No Livro X reencontramos a questão da expulsão dos poetas da cidade perfeita. Por mais que se tenha um grande respeito por Homero e os poetas trágicos, Sócrates menciona novamente a questão da imitação e faz um novo exame. Vale lembrar que no início do Livro II, Sócrates expulsa dela a figura do poeta trágico devido à propagação de mitos que não estariam de acordo com a constituição da cidade. Agora ele retoma essa ideia utilizando as conclusões das discussões acerca da justiça. Para Sócrates, o poeta imita não aquilo que é verdadeiro, mas o que aparenta ser. O poeta conta o mito, trazendo a mentira e os filósofos buscam sempre a verdade. A imitação não caminha com a sabedoria nem cultiva a razão. Assim, não pode ser útil à constituição da cidade perfeita. O fechamento da obra contém um teor poético. 

Platão não recusou todas as poesias. Ele recusou a poesia de Homero, por conter elementos que influenciavam no crescimento filosófico da cidade perfeita. Para ele a poesia homérica só atrasaria e prejudicaria o homem grego. Platão acreditava que a poesia era muito importante no processo pedagógico. Mas, não podia ser qualquer poesia. Era necessário que ela criasse o homem do bem, justo, moderado. Para isso, essa poesia, deveria ser voltada para realidade, moderada e não cheia de ilusões com desigualdade de valores. Como Platão teve grande talento na escrita e inclinação poética, podemos concluir que, talvez, ele quisesse ser o autor que formaria os homens de sua época. Portanto, a poesia deveria ser muito mais valorizada, já que naquela época, Platão, tinha previsto a necessidade dela na sociedade, o grande benefício que ela traria para a construção do homem perfeito.

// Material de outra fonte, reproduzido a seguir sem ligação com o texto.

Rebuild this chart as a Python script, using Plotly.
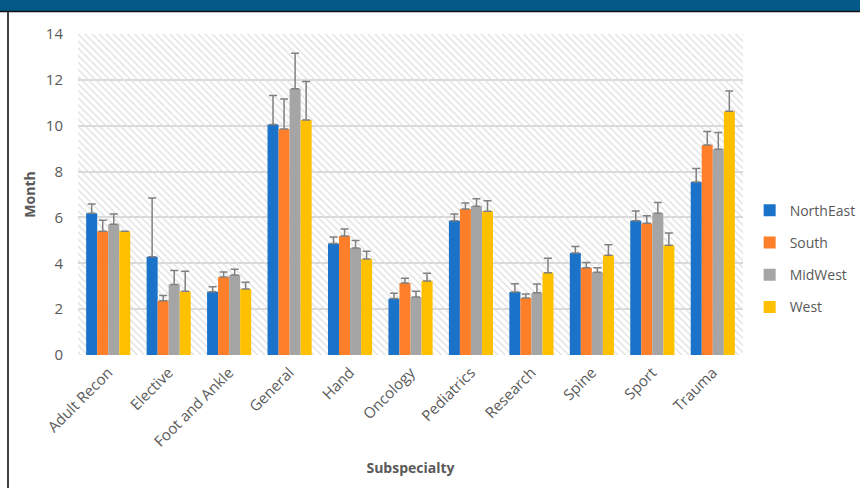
import plotly.graph_objects as go

categories = ["Adult Recon", "Elective", "Foot and Ankle", "General", "Hand", "Oncology",
              "Pediatrics", "Research", "Spine", "Sport", "Trauma"]

northeast = [6.18, 4.28, 2.76, 10.05, 4.86, 2.46, 5.86, 2.75, 4.45, 5.85, 7.55]
northeast_err = [0.41, 2.57, 0.22, 1.27, 0.29, 0.23, 0.29, 0.36, 0.28, 0.43, 0.58]

south = [5.40, 2.37, 3.40, 9.86, 5.19, 3.14, 6.37, 2.49, 3.80, 5.75, 9.16]
south_err = [0.48, 0.23, 0.22, 1.31, 0.31, 0.21, 0.26, 0.17, 0.23, 0.32, 0.59]

midwest = [5.70, 3.08, 3.49, 11.61, 4.67, 2.53, 6.49, 2.71, 3.61, 6.18, 8.97]
midwest_err = [0.45, 0.61, 0.25, 1.55, 0.32, 0.25, 0.33, 0.39, 0.20, 0.47, 0.73]

west = [5.40, 2.78, 2.88, 10.25, 4.19, 3.23, 6.27, 3.59, 4.35, 4.79, 10.63]
west_err = [0.0, 0.87, 0.29, 1.68, 0.33, 0.33, 0.46, 0.63, 0.46, 0.53, 0.88]

series = [
    ("NorthEast", northeast, northeast_err, "#1a73c9"),
    ("South", south, south_err, "#fe7f2a"),
    ("MidWest", midwest, midwest_err, "#a5a5a5"),
    ("West", west, west_err, "#ffc000"),
]

y_ticks = [0, 2, 4, 6, 8, 10, 12, 14]

FONT = "Open Sans"
TXT = "#595959"

fig = go.Figure()

# hatched plot-area background
fig.add_trace(go.Bar(
    x=[0.5], y=[max(y_ticks)], width=[1], xaxis="x", yaxis="y",
    marker=dict(color="rgba(0,0,0,0)", line=dict(width=0),
                pattern=dict(shape="\\", fgcolor="#dedede", size=5, solidity=0.25,
                             fillmode="replace")),
    showlegend=False, hoverinfo="skip",
))

for name, vals, errs, color in series:
    fig.add_trace(go.Bar(
        x=categories, y=vals, name=name, legendgroup=name, xaxis="x2", yaxis="y",
        marker=dict(color=color, line=dict(width=0)),
        error_y=dict(type="data", array=errs, arrayminus=[0] * len(errs), symmetric=False,
                     color="#808080", thickness=1.5, width=4),
    ))

fig.update_layout(
    width=860, height=488,
    margin=dict(l=78, r=117, t=34, b=133, autoexpand=False),
    paper_bgcolor="white", plot_bgcolor="white",
    barmode="group", bargap=0.27, bargroupgap=0,
    font=dict(family=FONT, color=TXT, size=14),
    xaxis=dict(range=[0, 1], visible=False, fixedrange=True),
    xaxis2=dict(overlaying="x", type="category", tickangle=-45, showgrid=False,
                showline=False, ticks="", tickfont=dict(size=15, color=TXT),
                ticklabelstandoff=5, automargin=False,
                title=dict(text="<b>Subspecialty</b>", font=dict(size=14, color=TXT), standoff=13)),
    yaxis=dict(range=[0, 14], tickvals=y_ticks, showgrid=True, gridcolor="#d9d9d9", gridwidth=1.5,
               zeroline=False, showline=False, ticks="", ticklen=0, automargin=False,
               tickfont=dict(size=15, color=TXT), ticklabelstandoff=14,
               title=dict(text="<b>Month</b>", font=dict(size=14, color=TXT), standoff=6)),
    legend=dict(x=1.01, y=0.30, xanchor="left", yanchor="middle",
                font=dict(size=14, color=TXT), tracegroupgap=11,
                bgcolor="rgba(0,0,0,0)"),
    shapes=[
        dict(type="rect", xref="paper", yref="paper", x0=-0.2, x1=1.2,
             y0=(355 - 11) / 321, y1=1.2, fillcolor="#035a88", line=dict(width=0), layer="above"),
        dict(type="line", xref="paper", yref="paper", x0=-0.2, x1=1.2,
             y0=(355 - 11.5) / 321, y1=(355 - 11.5) / 321, line=dict(color="#111111", width=1.5)),
        dict(type="line", xref="paper", yref="paper", x0=-70 / 665, x1=-70 / 665,
             y0=-0.5, y1=(355 - 12) / 321, line=dict(color="#404040", width=2)),
    ],
)

fig.write_html("out.html", config={"displayModeBar": False},
               post_script="document.body.style.margin='0';document.body.style.padding='0';")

É perceptível como a nossa sociedade grita por uma República, de Platão, por guardiões evoluídos filosoficamente para trazerem benefício para sua comunidade. 








Paula R. M. Ungarelli

Um comentário:

  1. A Literatura é vista de várias maneiras. Literatura é mais que escrita, é muito mais ousada e diversificada que isso. Alguns neurolinguistas afirmam que a literatura mexe muito mais com o nosso cérebro do que jogos de xadrez ou equações matemáticas. Como dito no texto, a Literatura para Platão era a realização do ser humano. É claro que Platão queria substituir a poesia pela filosofia, mas devemos tratar a poesia nos dias atuais como uns dos meio de educação, de aprendizado para todos. Poesia, assim como a literatura, é algo muito além da escrita. Ultrapassando os conceitos do mundo das ideias e do real.